Planes Copying Birds

Aircraft designers have borrowed many of the features that evolved during 150 million years of bird flight. This is known as bio-inspiration. An early example of bio-inspiration was the airfoil shape (see here). By 1920, aircraft also started to stow their landing gear to reduce drag just like birds. In 1980, upturned wing tips appeared as winglets on jet airplanes mimicking the wings of many birds (see here).

Grey Heron  (Ardea cinerea)  Akune, Kyushu, Japan. January. Photographer:  Peter R. Cavanagh

Grey Heron (Ardea cinerea) Akune, Kyushu, Japan. January.
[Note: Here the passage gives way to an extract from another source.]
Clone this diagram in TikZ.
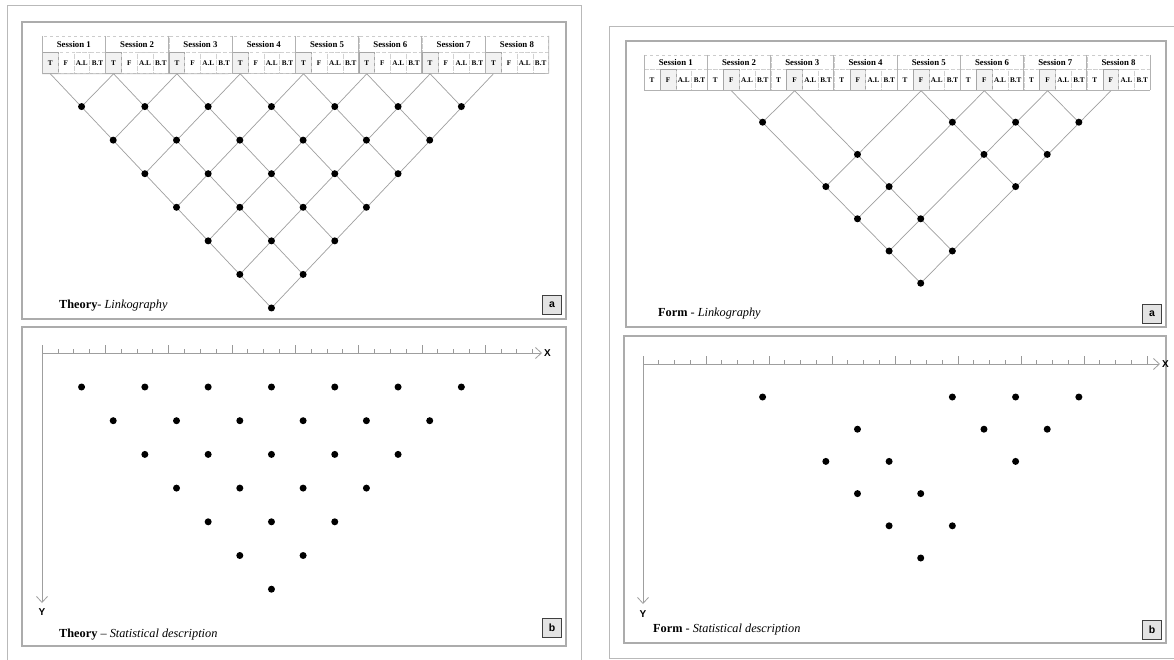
\documentclass[tikz,border=0pt]{standalone}
\usepackage{fontspec}
\setmainfont{Liberation Serif}
\newfontfamily\axisfont{Liberation Sans}
\usetikzlibrary{arrows.meta}
\tikzset{
  outerframe/.style={draw=gray!55, line width=0.9pt},
  panelframe/.style={draw=gray!65, line width=1.1pt},
  linkline/.style={draw=gray!75, line width=0.7pt},
  ldot/.style={circle, fill=black, inner sep=0pt, minimum size=7pt},
  sesscell/.style={draw=gray!40, dashed, inner sep=0pt, anchor=north west, font=\bfseries\fontsize{8.8}{9}\selectfont},
  codecell/.style={draw=gray!35, dashed, inner sep=0pt, anchor=north west, font=\bfseries\fontsize{7.2}{8}\selectfont},
  hlcell/.style={draw=gray!70, solid, fill=gray!10, line width=0.8pt, inner sep=0pt, anchor=north west, font=\bfseries\fontsize{7.2}{8}\selectfont},
  sessline/.style={draw=gray!60, line width=0.7pt},
  axisarrow/.style={draw=gray!75, line width=0.8pt, -{Straight Barb[length=6pt,width=11pt]}},
  axislabel/.style={font=\axisfont\bfseries\fontsize{10}{12}\selectfont, inner sep=0pt},
  tickline/.style={draw=gray!80, line width=0.6pt},
  caption/.style={anchor=west, inner sep=0pt, font=\fontsize{12.3}{14}\selectfont},
  tagbox/.style={draw=gray!50!black, fill=gray!22, line width=1pt, minimum width=19pt, minimum height=19pt, inner sep=0pt, font=\axisfont\bfseries\fontsize{10.5}{12}\selectfont},
}
\begin{document}
\begin{tikzpicture}[x=1pt,y=-1pt]
\useasboundingbox (0,0) rectangle (1174,660);
\fill[white] (0,0) rectangle (1174,660);

% outer frames
\draw[outerframe] (7,5) rectangle (581,664);
\draw[outerframe] (609,26) rectangle (1178,658);

% panels
\draw[panelframe] (22,22) rectangle (566,319);
\draw[panelframe] (22,327) rectangle (566,646);
\draw[panelframe] (626,41) rectangle (1166,327);
\draw[panelframe] (624,336) rectangle (1166,643);

% ================= THEORY linkography header =================
\def\tx{42}\def\tw{63.3}\def\ttop{36}\def\tmid{52}\def\tbot{73}\def\tdy{33.57}
\foreach \i in {1,...,8} {
  \pgfmathsetmacro\xa{\tx+(\i-1)*\tw}
  \pgfmathsetmacro\cw{\tw/4}
  \node[sesscell, minimum width=\tw pt, minimum height=16pt] (ts\i) at (\xa,\ttop) {Session \i};
  \foreach \k/\lab in {1/T,2/F,3/A.L,4/B.T} {
    \pgfmathsetmacro\xc{\xa+(\k-1)*\cw}
    \ifnum\k=1
      \node[hlcell, minimum width=\cw pt, minimum height=21pt] (tc\i-\k) at (\xc,\tmid) {\lab};
    \else
      \node[codecell, minimum width=\cw pt, minimum height=21pt] (tc\i-\k) at (\xc,\tmid) {\lab};
    \fi
  }
  \draw[sessline] (ts\i.north west) -- (tc\i-1.south west);
}
\draw[sessline] (ts8.north east) -- (tc8-4.south east);
\draw[sessline] (tc1-1.south west) -- (tc8-4.south east);

% theory dots
\foreach \i in {1,...,7} {
  \pgfmathtruncatemacro\jj{\i+1}
  \foreach \j in {\jj,...,8} {
    \pgfmathsetmacro\dx{\tx+\tw/8+(\i+\j-2)*\tw/2}
    \pgfmathsetmacro\dyy{\tbot+(\j-\i)*\tdy}
    \coordinate (td\i-\j) at (\dx,\dyy);
  }
}
% theory link lines
\foreach \i in {1,...,7} { \draw[linkline] (tc\i-1.south) -- (td\i-8); }
\foreach \j in {2,...,8} { \draw[linkline] (tc\j-1.south) -- (td1-\j); }
\foreach \i in {1,...,7} {
  \pgfmathtruncatemacro\jj{\i+1}
  \foreach \j in {\jj,...,8} { \node[ldot] (tD\i-\j) at (td\i-\j) {}; }
}
\node[caption] (tcapA) at (59,306) {\textbf{Theory}- \textit{Linkography}};
\node[tagbox] (ttagA) at (552,305) {a};

% ================= THEORY statistical description =================
\coordinate (tbo) at (42,353);
\coordinate (tbx) at (542,353);
\coordinate (tby) at (42,603);
\draw[axisarrow] (tbo) -- (tbx);
\draw[axisarrow] (tbo) -- (tby);
\node[axislabel, anchor=west] (tbX) at (544,353) {X};
\node[axislabel] (tbY) at (42,612) {Y};
\foreach \m in {0,...,31} {
  \pgfmathsetmacro\xt{42+\m*\tw/4}
  \pgfmathtruncatemacro\md{mod(\m,4)}
  \ifnum\md=0 \draw[tickline] (\xt,353) -- (\xt,345); \else \draw[tickline] (\xt,353) -- (\xt,349); \fi
}
\foreach \i in {1,...,7} {
  \pgfmathtruncatemacro\jj{\i+1}
  \foreach \j in {\jj,...,8} {
    \pgfmathsetmacro\dx{\tx+\tw/8+(\i+\j-2)*\tw/2}
    \pgfmathsetmacro\dyy{387+(\j-\i-1)*33.7}
    \node[ldot] (tB\i-\j) at (\dx,\dyy) {};
  }
}
\node[caption] (tcapB) at (59,635) {\textbf{Theory} -- \textit{Statistical description}};
\node[tagbox] (ttagB) at (552,628) {b};

% ================= FORM linkography header =================
\def\fx{644}\def\fw{63.25}\def\ftop{55}\def\fmid{69}\def\fbot{90}\def\fdy{32.2}
\foreach \i in {1,...,8} {
  \pgfmathsetmacro\xa{\fx+(\i-1)*\fw}
  \pgfmathsetmacro\cw{\fw/4}
  \node[sesscell, minimum width=\fw pt, minimum height=14pt] (fs\i) at (\xa,\ftop) {Session \i};
  \foreach \k/\lab in {1/T,2/F,3/A.L,4/B.T} {
    \pgfmathsetmacro\xc{\xa+(\k-1)*\cw}
    \ifnum\k=2
      \node[hlcell, minimum width=\cw pt, minimum height=21pt] (fc\i-\k) at (\xc,\fmid) {\lab};
    \else
      \node[codecell, minimum width=\cw pt, minimum height=21pt] (fc\i-\k) at (\xc,\fmid) {\lab};
    \fi
  }
  \draw[sessline] (fs\i.north west) -- (fc\i-1.south west);
}
\draw[sessline] (fs8.north east) -- (fc8-4.south east);
\draw[sessline] (fc1-1.south west) -- (fc8-4.south east);

% form dots: all pairs among sessions 2,3,5,6,7,8
\foreach \i/\rest in {2/{3,5,6,7,8},3/{5,6,7,8},5/{6,7,8},6/{7,8},7/{8}} {
  \foreach \j in \rest {
    \pgfmathsetmacro\dx{\fx+3*\fw/8+(\i+\j-2)*\fw/2}
    \pgfmathsetmacro\dyy{\fbot+(\j-\i)*\fdy}
    \coordinate (fd\i-\j) at (\dx,\dyy);
  }
}
\foreach \i in {2,3,5,6,7} { \draw[linkline] (fc\i-2.south) -- (fd\i-8); }
\foreach \j in {3,5,6,7,8} { \draw[linkline] (fc\j-2.south) -- (fd2-\j); }
\foreach \i/\rest in {2/{3,5,6,7,8},3/{5,6,7,8},5/{6,7,8},6/{7,8},7/{8}} {
  \foreach \j in \rest { \node[ldot] (fD\i-\j) at (fd\i-\j) {}; }
}
\node[caption] (fcapA) at (658,314) {\textbf{Form} - \textit{Linkography}};
\node[tagbox] (ftagA) at (1152,314) {a};

% ================= FORM statistical description =================
\coordinate (fbo) at (643,364);
\coordinate (fbx) at (1160,364);
\coordinate (fby) at (643,604);
\draw[axisarrow] (fbo) -- (fbx);
\draw[axisarrow] (fbo) -- (fby);
\node[axislabel, anchor=west] (fbX) at (1162,364) {X};
\node[axislabel] (fbY) at (643,614) {Y};
\foreach \m in {0,...,32} {
  \pgfmathsetmacro\xt{643+\m*63/4}
  \pgfmathtruncatemacro\md{mod(\m,4)}
  \ifnum\md=0 \draw[tickline] (\xt,364) -- (\xt,356); \else \draw[tickline] (\xt,364) -- (\xt,360); \fi
}
\foreach \i/\rest in {2/{3,5,6,7,8},3/{5,6,7,8},5/{6,7,8},6/{7,8},7/{8}} {
  \foreach \j in \rest {
    \pgfmathsetmacro\dx{\fx+3*\fw/8+(\i+\j-2)*\fw/2}
    \pgfmathsetmacro\dyy{397+(\j-\i-1)*32.2}
    \node[ldot] (fB\i-\j) at (\dx,\dyy) {};
  }
}
\node[caption] (fcapB) at (653,630) {\textbf{Form} - \textit{Statistical description}};
\node[tagbox] (ftagB) at (1152,630) {b};
\end{tikzpicture}
\end{document}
Photographer: Peter R. Cavanagh

The Grey Heron (above) shows another feature that has been used in planes. The small cluster of feathers in the middle of the wing (see arrows below) is called the “alula”. It is attached to the bird’s thumb and is deployed at slow speeds to alter the flow of air over the wing and prevent a stall.

Sketch of the Grey Heron (above) with arrows pointing to the alula feathers that are deployed.

Sketch of the Grey Heron (above) with arrows pointing to the alula feathers that are deployed.

Some airplanes have slotted wings with a retractable “slat” on the leading edge that serves the same purpose (see below).

Turbulent airflow over the wing (A) can be attenuated by deployment of a retractable slat (B) similar to a bird’s alula feathers.

Turbulent airflow over the wing (A) can be attenuated by deployment of a retractable slat (B) similar to a bird’s alula feathers.

 

 

 

 

LEARN MORE ABOUT BIRDS AND AIRPLANES

KIDS QUESTION: In the museum exhibit, we asked: What is a big difference between the shape of a bird’s tail and the tail of an aircraft?

The answer is: The airplane tail has a vertical part which is not present in a bird’s tail.
In a typical aircraft, the vertical components are the vertical stabilizer and a rudder.